Of the three genera of influenza viruses that cause human flu, two also cause influenza in pigs, with Influenza virus A being common in pigs and Influenza virus C being rare. Influenza virus B has not been reported in pigs. Within Influenzavirus A and Influenzavirus C, the strains found in pigs and humans are largely distinct, although due to reassortment there have been transfers of genes among strains crossing swine, avian, and human species boundaries.
Influenza C viruses infect both humans and pigs, but do not infect birds. Transmission between pigs and humans have occurred in the past. For example, influenza C caused a small outbreaks of a mild form of influenza amongst children in Japan, and California.
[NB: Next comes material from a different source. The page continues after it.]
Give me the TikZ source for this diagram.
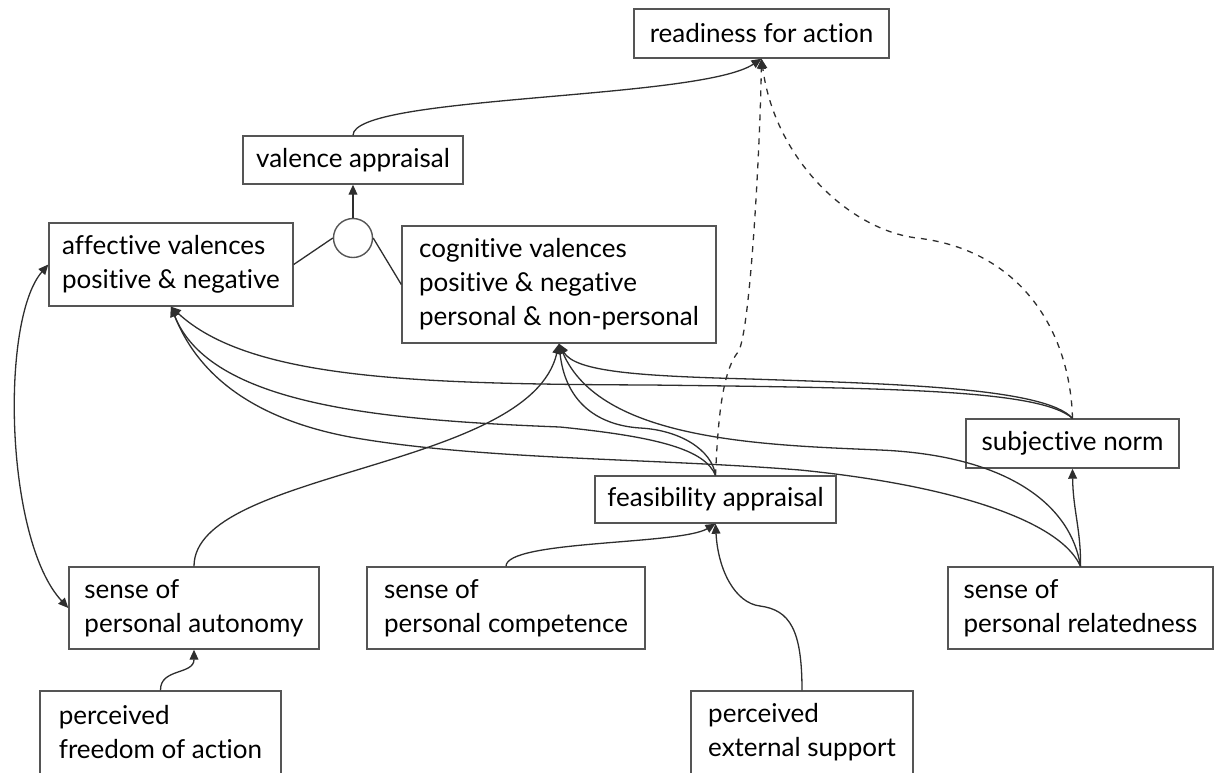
\documentclass[tikz,border=0pt]{standalone}
\usepackage{fontspec}
\setmainfont{Lato}[Ligatures={NoCommon}]
\usetikzlibrary{arrows.meta}
\definecolor{framegray}{HTML}{555555}
\definecolor{linegray}{HTML}{2E2E2E}
\begin{document}
\begin{tikzpicture}[x=0.5pt,y=-0.5pt,
  font=\fontsize{13}{17}\selectfont,
  box/.style={draw=framegray, line width=0.7pt, align=left, inner xsep=6pt, inner ysep=0pt},
  conn/.style={draw=linegray, line width=0.65pt},
  tip/.style={-{Triangle[length=5pt,width=4.4pt]}},
  twotips/.style={{Triangle[length=5pt,width=4.4pt]}-{Triangle[length=5pt,width=4.4pt]}}]
\useasboundingbox (0,0) rectangle (1215,772);

% boxes
\node[box, minimum width=127.5pt, minimum height=24.5pt] (read) at (761.5,33.5) {readiness for action};
\node[box, minimum width=110pt, minimum height=24pt] (val) at (353,160) {valence appraisal};
\node[draw=framegray, line width=0.7pt, circle, minimum size=19.5pt, inner sep=0pt] (join) at (353,238) {};
\node[box, minimum width=122pt, minimum height=41.5pt] (aff) at (171,264.5) {affective valences\\positive \& negative};
\node[box, minimum width=157pt, minimum height=58.5pt] (cog) at (559,284.5) {cognitive valences\\positive \& negative\\personal \& non-personal};
\node[box, minimum width=106.5pt, minimum height=24.5pt] (norm) at (1072.5,443.5) {subjective norm};
\node[box, minimum width=120.5pt, minimum height=23.5pt] (feas) at (715.5,499.5) {feasibility appraisal};
\node[box, minimum width=125pt, minimum height=41pt] (autonomy) at (194,608) {sense of\\personal autonomy};
\node[box, minimum width=139pt, minimum height=41pt] (comp) at (506,608) {sense of\\personal competence};
\node[box, minimum width=132.5pt, minimum height=41pt] (rel) at (1080.5,608) {sense of\\personal relatedness};
\node[box, minimum width=120.5pt, minimum height=41.5pt] (free) at (160.5,732.5) {perceived\\freedom of action};
\node[box, minimum width=111pt, minimum height=41.5pt] (ext) at (802,732.5) {perceived\\external support};

% valence side
\draw[conn,tip] (val.north) .. controls (353,95) and (700,100) .. (read.south);
\draw[conn,tip] (join.north) -- (val.south);
\draw[conn] (aff.east) -- (join.west);
\draw[conn] (join.east) -- (cog.west);

% sources of the valences
\draw[conn,twotips] (aff.west) .. controls (0,320) and (5,540) .. (autonomy.west);
\draw[conn,tip] (free.north) .. controls (160,668) and (194,675) .. (autonomy.south);
\draw[conn,tip] (autonomy.north) .. controls (194,470) and (530,470) .. (cog.south);
\draw[conn,tip] (comp.north) .. controls (506,540) and (680,545) .. (feas.south);
\draw[conn,tip] (ext.north) .. controls (802,630) and (790,610) .. (760,606) .. controls (735,603) and (718,570) .. (feas.south);
\draw[conn,tip] (feas.north) .. controls (712,450) and (680,430) .. (640,428) .. controls (595,425) and (565,400) .. (cog.south);
\draw[conn,tip] (feas.north) .. controls (705,450) and (660,437) .. (560,427) .. controls (380,420) and (210,405) .. (aff.south);
\draw[conn,tip] (rel.north) .. controls (1060,520) and (950,485) .. (800,470) .. controls (650,458) and (480,460) .. (350,437) .. controls (260,420) and (200,380) .. (aff.south);
\draw[conn,tip] (rel.north) .. controls (1070,500) and (1000,455) .. (880,450) .. controls (760,445) and (600,440) .. (cog.south);
\draw[conn,tip] (rel.north) .. controls (1081,530) and (1073,510) .. (norm.south);
\draw[conn,tip] (norm.north) .. controls (1040,390) and (900,388) .. (650,385) .. controls (420,384) and (250,380) .. (aff.south);
\draw[conn,tip] (norm.north) .. controls (1045,388) and (900,384) .. (750,379) .. controls (640,376) and (575,372) .. (cog.south);

% readiness for action
\draw[conn,dashed,tip] (feas.north) .. controls (718,420) and (722,372) .. (738,352) .. controls (750,336) and (760,150) .. (read.south);
\draw[conn,dashed,tip] (norm.north) .. controls (1070,330) and (1020,250) .. (917,238) .. controls (850,230) and (775,160) .. (read.south);
\end{tikzpicture}
\end{document}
Due to its limited host range and the lack of genetic diversity in influenza C, this form of influenza does not cause pandemics in humans.
Swine influenza is known to be caused by influenza A subtypes H1N1, H1N2, H3N1, H3N2 and H2N3. In pigs, three influenza A virus subtypes (H1N1, H3N2, and H1N2) are the most common strains worldwide. In the United States, the H1N1 subtype was exclusively prevalent among swine populations before 1998; however, since late August 1998, H3N2 subtypes have been isolated from pigs. As of 2004, H3N2 virus isolates in US swine and turkey stocks were triple reassortants, containing genes from human (HA, NA, and PB1), swine (NS, NP, and M), and avian (PB2 and PA) lineages.
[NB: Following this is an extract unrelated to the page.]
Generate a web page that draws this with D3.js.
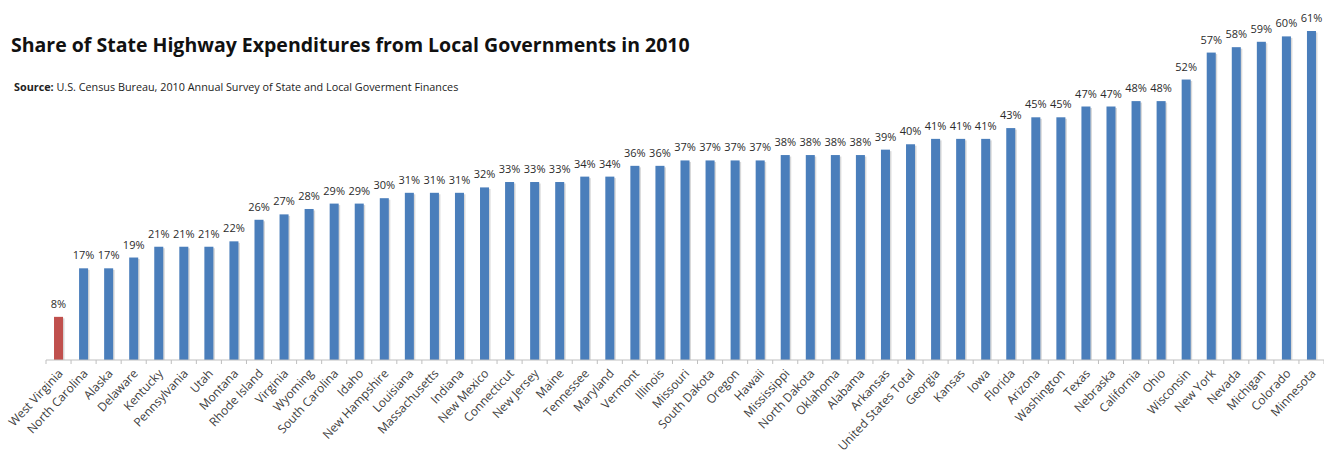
<!DOCTYPE html>
<meta charset="utf-8">
<style>
    body { margin: 0; background: #fff; }
    text { font-family: "Open Sans", Lato, sans-serif; fill: #404040; }
    .title { font-weight: bold; font-size: 19.5px; fill: #111; }
    .source { font-size: 10.8px; fill: #222; }
    .val { font-size: 11px; text-anchor: middle; fill: #2b2b2b; }
    .tick text { font-size: 12px; fill: #404040; }
</style>
<body>
<script src="https://cdn.jsdelivr.net/npm/d3@7"></script>
<script>

    var width = 1324,
        height = 455;

    var states = ["West Virginia", "North Carolina", "Alaska", "Delaware", "Kentucky", "Pennsylvania",
        "Utah", "Montana", "Rhode Island", "Virginia", "Wyoming", "South Carolina", "Idaho",
        "New Hampshire", "Louisiana", "Massachusetts", "Indiana", "New Mexico", "Connecticut",
        "New Jersey", "Maine", "Tennessee", "Maryland", "Vermont", "Illinois", "Missouri",
        "South Dakota", "Oregon", "Hawaii", "Mississippi", "North Dakota", "Oklahoma", "Alabama",
        "Arkansas", "United States Total", "Georgia", "Kansas", "Iowa", "Florida", "Arizona",
        "Washington", "Texas", "Nebraska", "California", "Ohio", "Wisconsin", "New York",
        "Nevada", "Michigan", "Colorado", "Minnesota"];

    // percent share from local governments
    var shares = [8, 17, 17, 19, 21, 21, 21, 22, 26, 27, 28, 29, 29, 30, 31, 31, 31, 32, 33, 33,
        33, 34, 34, 36, 36, 37, 37, 37, 37, 38, 38, 38, 38, 39, 40, 41, 41, 41, 43, 45, 45, 47,
        47, 48, 48, 52, 57, 58, 59, 60, 61];

    var highlight = ["West Virginia"];

    var x = d3.scaleBand()
        .domain(states)
        .range([46, 1324])
        .paddingInner(0.64)
        .paddingOuter(0.32);

    var y = d3.scaleLinear()
        .domain([0, 61])
        .range([360, 31]);

    var svg = d3.select("body").append("svg")
        .attr("width", width)
        .attr("height", height);

    svg.append("text")
        .attr("class", "title")
        .attr("x", 11)
        .attr("y", 52)
        .text("Share of State Highway Expenditures from Local Governments in 2010");

    var src = svg.append("text")
        .attr("class", "source")
        .attr("x", 14)
        .attr("y", 91);
    src.append("tspan").style("font-weight", "bold").text("Source:");
    src.append("tspan").text(" U.S. Census Bureau, 2010 Annual Survey of State and Local Goverment Finances");

    var data = states.map(function(s, i) { return {state: s, value: shares[i]}; });

    // soft shadow behind the bars
    svg.selectAll("rect.shadow")
        .data(data)
        .enter().append("rect")
        .attr("class", "shadow")
        .attr("x", function(d) { return x(d.state) + 1.5; })
        .attr("y", function(d) { return y(d.value) + 1.5; })
        .attr("width", x.bandwidth())
        .attr("height", function(d) { return y(0) - y(d.value) - 1.5; })
        .style("fill", "#d9d9d9");

    svg.selectAll("rect.main")
        .data(data)
        .enter().append("rect")
        .attr("class", "main")
        .attr("x", function(d) { return x(d.state); })
        .attr("y", function(d) { return y(d.value); })
        .attr("width", x.bandwidth())
        .attr("height", function(d) { return y(0) - y(d.value); })
        .style("fill", function(d) { return highlight.indexOf(d.state) >= 0 ? "#c0504d" : "#4a7ebb"; });

    svg.selectAll("text.val")
        .data(data)
        .enter().append("text")
        .attr("class", "val")
        .attr("x", function(d) { return x(d.state) + x.bandwidth() / 2; })
        .attr("y", function(d) { return y(d.value) - 9; })
        .text(function(d) { return d.value + "%"; });

    var axis = svg.append("g")
        .attr("transform", "translate(0," + y(0) + ")")
        .call(d3.axisBottom(x).tickSize(0).tickPadding(0));

    axis.select(".domain").attr("stroke", "#bfbfbf").attr("d", "M46,0H1324");

    // tick marks sit between the categories
    axis.selectAll("line.sep")
        .data(states.concat(["end"]))
        .enter().append("line")
        .attr("class", "sep")
        .attr("x1", function(d, i) { return 46 + i * x.step(); })
        .attr("x2", function(d, i) { return 46 + i * x.step(); })
        .attr("y1", 0)
        .attr("y2", 4)
        .attr("stroke", "#bfbfbf");

    axis.selectAll(".tick text")
        .attr("text-anchor", "end")
        .attr("dy", 0)
        .attr("transform", "translate(5,14) rotate(-47)");

</script>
A/Veracruz/2009 (H1N1), the new strain of swine influenza A (H1N1) involved in the 2009 flu outbreak in humans, is a reassortment of several strains of influenza A virus subtype H1N1 that are usually found separately, in humans, birds, and pigs. Preliminary data suggest that the hemagglutinin (HA) gene was similar to that of swine flu viruses present in United States pigs since 1999, but the neuraminidase (NA) and matrix protein (M) genes resembled viruses present in European pigs. Viruses with this genetic makeup had not previously been found to be circulating in humans or pigs, although there is no formal national surveillance system to determine what viruses are circulating in pigs in the United States.
Swine influenza (also called swine flu, pigfluenza, hog flu, and pig flu) refers to influenza caused by those strains of influenza virus that usually infect pigs and are called swine influenza virus (SIV). Swine influenza is common in pigs in the midwestern United States (and occasionally in other states), Mexico, Canada, South America, Europe (including the United Kingdom, Sweden, and Italy), Kenya, Mainland China, Taiwan, Japan and other parts of eastern Asia.
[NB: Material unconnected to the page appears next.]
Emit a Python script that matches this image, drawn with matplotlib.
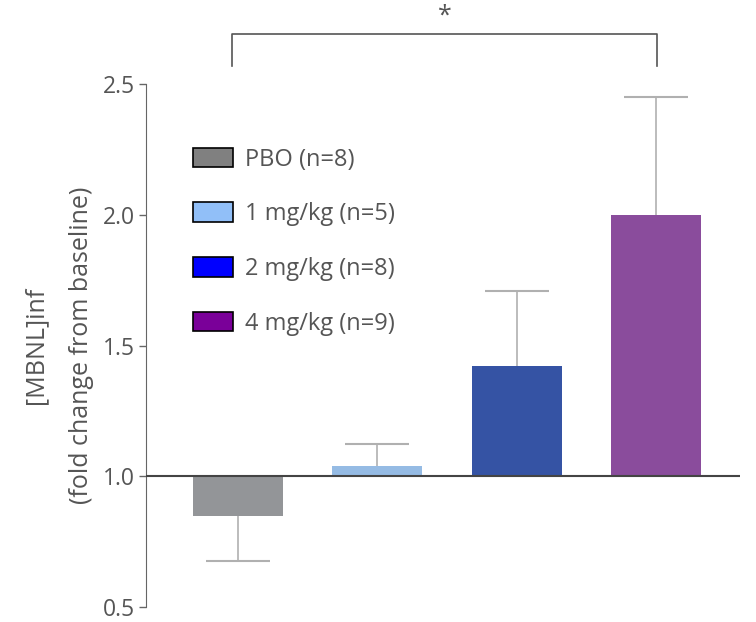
import numpy as np
import matplotlib.pyplot as plt
from matplotlib.patches import Patch

# fold change of [MBNL]inf from baseline
groups = ['PBO (n=8)', '1 mg/kg (n=5)', '2 mg/kg (n=8)', '4 mg/kg (n=9)']
means = [0.85, 1.04, 1.42, 2.00]
errs = [0.175, 0.085, 0.29, 0.45]
bar_colors = ['#939598', '#95bbe4', '#3553a4', '#8a4c9c']
legend_colors = ['#808080', '#91bff8', '#0000ff', '#7a0099']

plt.rcParams['font.family'] = ['Open Sans', 'DejaVu Sans']
txt = '#555555'
fs = 17

fig = plt.figure(figsize=(7.56, 6.22), dpi=100)
ax = fig.add_axes([0.193, 0.024, 0.786, 0.841])

x = np.arange(len(means))
base = 1.0
heights = [m - base for m in means]
ax.bar(x, heights, bottom=base, width=0.645, color=bar_colors, zorder=2)

# one-sided error bars, away from the baseline
for xi, m, e in zip(x, means, errs):
    lower = [[e], [0]] if m < base else [[0], [e]]
    _, caps, bars = ax.errorbar(xi, m, yerr=lower, fmt='none', ecolor='#b0b0b0',
                                elinewidth=1.2, capsize=23, capthick=1.5, zorder=3)
    for c in caps:
        c.set_color('#333333')
    # hide the cap sitting on the bar itself
    caps[0 if m >= base else 1].set_visible(False)

ax.axhline(base, color='#444444', lw=1.5, zorder=4)

ax.set_xlim(-0.66, 3.6)
ax.set_ylim(0.5, 2.5)
ax.set_yticks([0.5, 1.0, 1.5, 2.0, 2.5])
ax.set_yticklabels(['0.5', '1.0', '1.5', '2.0', '2.5'])
ax.set_xticks([])
for s in ['top', 'right', 'bottom']:
    ax.spines[s].set_visible(False)
ax.spines['left'].set_color('#666666')
ax.tick_params(axis='y', colors='#666666', labelcolor=txt, labelsize=16.5, length=5, width=1, pad=3)
for lab in ax.get_yticklabels():
    lab.set_verticalalignment('center_baseline')
ax.set_ylabel('[MBNL]inf\n(fold change from baseline)', fontsize=18, color=txt,
              linespacing=2.1, labelpad=6)

# significance bracket PBO vs 4 mg/kg
bx = [x[0] - 0.04, x[0] - 0.04, x[3] + 0.005, x[3] + 0.005]
by = [2.57, 2.69, 2.69, 2.57]
ax.plot(bx, by, color='#555555', lw=1.2, clip_on=False)
ax.text((bx[0] + bx[3]) / 2, 2.712, '*', ha='center', va='bottom', fontsize=18, color=txt)

handles = [Patch(facecolor=c, edgecolor='black', linewidth=1.2) for c in legend_colors]
ax.legend(handles, groups, loc='upper left', bbox_to_anchor=(0.043, 0.919), frameon=False,
          fontsize=fs, labelcolor=txt, handlelength=1.7, handleheight=0.9,
          labelspacing=1.3, handletextpad=0.5)

fig.savefig('out.png', dpi=100)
Transmission of swine influenza virus from pigs to humans is not common. When transmitted, it does not always cause human influenza and often, the only sign of infection is the presence of antibodies which are only detectable by laboratory tests. When transmission results in influenza in a human, it is called zoonotic swine flu. People who work with pigs, especially people with intense exposures, are at risk of catching swine flu. However, only about fifty such transmissions have been recorded since the mid-20th Century, when identification of influenza subtypes became possible. (Importantly, eating pork does not pose a risk of infection.) Rarely, these strains of swine flu can pass from human to human. In humans, the symptoms of swine flu are similar to those of influenza and of influenza-like illness in general, namely chills, fever, sore throat, muscle pains, severe headache, coughing, weakness and general discomfort.
The 2009 flu outbreak in humans that is widely known as “swine flu” is due to an apparently virulent new strain of influenza A virus subtype H1N1 that was produced by reassortment from one strain of human influenza virus, one strain of avian influenza virus, and two separate strains of swine influenza. The origin of this new strain is unknown, and the World Organization for Animal Health (OIE) reports that this strain has not been isolated in pigs. It passes with apparent ease from human to human, an ability attributed to an as-yet unidentified mutation. This 2009 H1N1 strain causes the normal symptoms of influenza, such as fever, coughing and headache.